Malum mevsim yaz. Evlenme ve sünnet düğünleri için ülkemizde ve şehrimizde en uygun zaman dilimi. Düğün ve cenaze bizim milletimiz için olmazsa olmazlar arasında yer alır. Evlenen ve sünnet olan çocuklarımıza yardım ve destek amaçlı verilen çeşitli hediyeler yüzyıllardır devam eden hoş geleneklerimiz arasında yer alır. Eğer bir düğüne gidemediysek mutlaka bir şekilde ya hediye ulaştırılır ve “hayırlı olsun” temennisinde bulunulur. İnsanların mutlulukları, aynı şekilde cenaze sahiplerinin de mutlaka başsağlığı dilenir acıları paylaşılır. Hatta düğün meselesi o kadar içselleştirilmiş ve önemsenmiştir ki , “düğün davet elle, harman yelle “ yapılır diye bir de atasözümüz kültürümüze yerleşmiştir. Yani düğünler ve davetler konu komşu ve yakınların katılımı ile gerçekleşir, harmanda yine rüzgarlı havalarda dövülüp buğday ya da arpa çuvallanıp ambara konulur. Tabi özellikle harman kısmını bugünkü kuşakların bir bölümü anlamayabilir. Bilmeyenler için kısaca özetleyelim. Zira tarımda makineleşmenin tam gerçekleşmediği dönemlerde arpa ve buğday hasadı yapıldıktan sonra harman yeri denilen yere biçilen buğday ve arpalar serilir sonra da zamanına göre, öküz-at-eşek ile harman dövüldükten sonra sapla samanı birbirinden ayırmak için rüzgarlı zamanlarda, ortaya çıkan ürün savrulurdu.

Bu kadar laf salatasından sonra gelelim düğün ve davet meselesine..Düğün ve davetler Türk toplumunun çok önemsediği rütieller arasında yer alırdı… İnsanlar bir düğün davetiyesi aldıklarında aylar öncesinden düğünde giyeceği kıyafeti ayırır, yeni evlenecek çifte takacağı takıya ayrı bir hazırlık yapardı. Çünkü “insan hayatta bir kere evleniyor. Madem beni de davet etmişler onları mutlu günlerinde yalnız bırakmamalıyım” diye düşünülürdü. Tabi ki bu çok geçmişte kaldı dersek yanlış bir ifade kullanmış olmayız. Alırdı diyorum çünkü bir sebebi var. Düğün ve davetler yaşanan ekonomik sıkıntılar sebebiyle insanlar için yük haline gelmeye başladı. Düğünlerdeki takı törenlerinin olmazsa olmazı altın almış başını gitmiş, eğer birisi sizin, çocuğunuzun düğününde altın taktıysa sizinde en azından bunun karşılığını altın olarak vermeniz, para olarak takı törenine katıldıysa yine sizde buna para olarak karşılık vermeniz gerekiyor ya!.

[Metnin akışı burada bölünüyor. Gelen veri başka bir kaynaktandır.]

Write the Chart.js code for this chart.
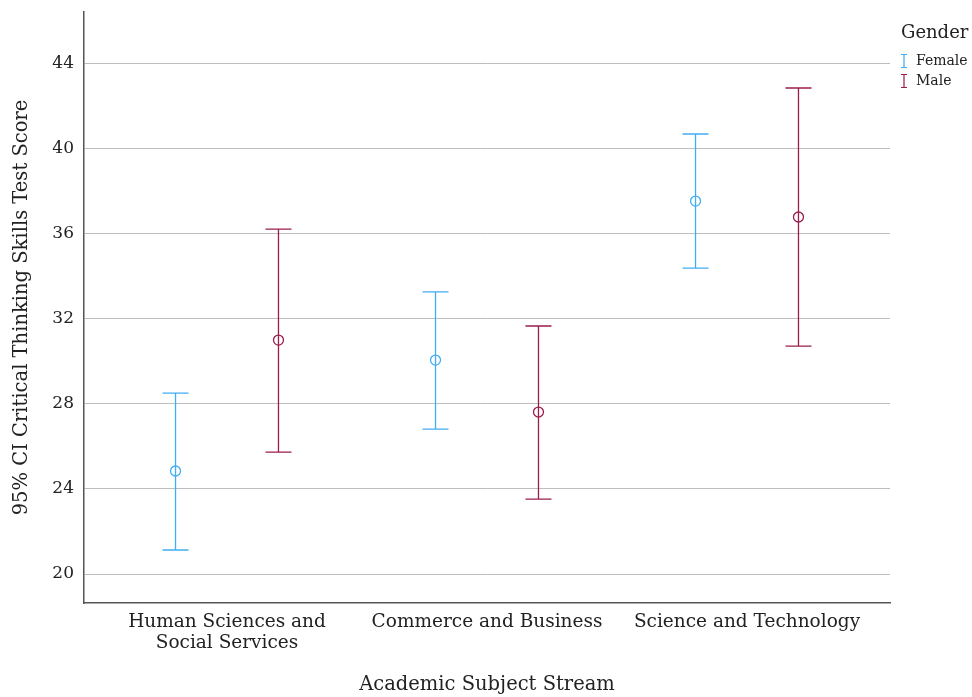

Ancak Türkiye’de ekonomik veriler her 5-6 yılda bir alt üst olunca insanlarda ister istemez düğün mevsimi geldiğinde kara kara düşünmeye başlıyor. Örneğin bir dostunuz sizin çocuğunuzun düğününde çeyrek altın taktı ve o dönemde altın 30-40 TL civarındaydı, bugün sizi düğüne davet ettiyse ve siz bir emekli veya asgari ücretli ya da emekli iseniz vay halinize… 3 Bin TL’ye dayanmış bir küçük altın ve sürekli değeri düşen paranızla bu çeyrek altını almaya kalktığınızda, paranın karşılığını az mıydı, çok muydu diye düşünmek zorunda kalıyorsanız yaşayabileceğiniz hayal kırıklığını insan olarak düşünmek istemezsiniz.

Nereden çıktı bu hikaye diye sorabilirsiniz. Çok eskiden beri tanıdığım bir dostumla otobüste karşılaştım. Biraz sohbetten sonra, “Hayırdır Zeki bey yolculuk nereye?” diye sordum. Zeki bey düğüne gittiğini söyledi. Konu düğün olunca sohbetimiz düğün üzerinden devam ederken dostumuz çok ilginç bir şey söyledi. Bir arkadaşıyla konuşurken arkadaşı kendisine, “Düğün davetiyelerini görünce kendimi icra takibi gelmiş gibi hissediyorum!” demiş.

Yaşanan ekonomik tablonun bir başka çarpıcı boyutu. Bir zamanlar sadece mutluluk paylaşmak ve hediyeleşmek için gidilen ve bolca eğlenilen düğünler için gelen davetiyeler insanları, “icra takibine düşmüş borçlu” hissiyle kara kara düşündürüyorsa varın gerisini siz hesap edin.